Chad hoped that the programmers would write quality code, but he incentivized them to push mediocre or incomplete code to QA. And a deeper problem was lurking under the surface—some projects were never completed.
While Chad knew that every project required a different level of effort, he believed they’d average out in the end. The 32 project-per-month target allowed for a mix of easy and hard projects.
But the programmers—just like contact center agents—don’t think in averages. Faced with the penalty of missing the quota, they always worked on the easiest projects assigned to them. They would only work on a more difficult project when they’d exhausted their personal supply of easy projects. With a constant influx of new projects, that meant the most difficult projects languished until an irate customer escalated.

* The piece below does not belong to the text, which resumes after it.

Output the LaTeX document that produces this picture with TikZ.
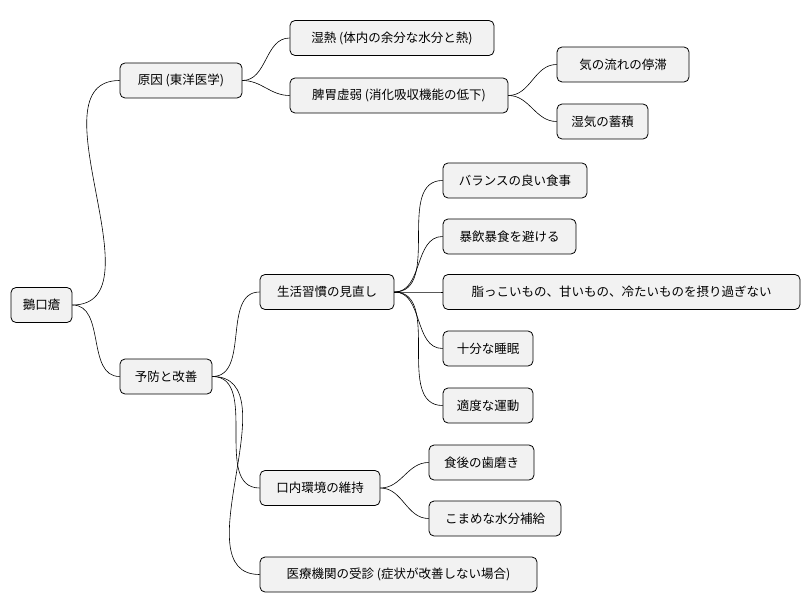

To solve Chad’s operational problems and improve project turnaround times, we first analyzed the root causes of the problem. We identified several factors contributing to lengthy turnaround times. Chad’s performance management system was a leading cause, but we also found process and cultural issues we could address through improvement initiatives.
We abolished the individual quotas and created team goals that aligned with customer needs. Instead of competing for bonus money, the programmers began helping each other. They worked together to accomplish their shared goal every day: completing the oldest projects in the queue. The new system, aligned with customer goals, improved turnaround times by over 40%.
Metrics show you how your business is performing—not how to improve that performance. Don’t set metric-based targets and hope everyone will do the right thing for customers. If you want to improve customer experiences, understand the root causes of operational problems and reward employee behaviors that align with customers’ needs and goals.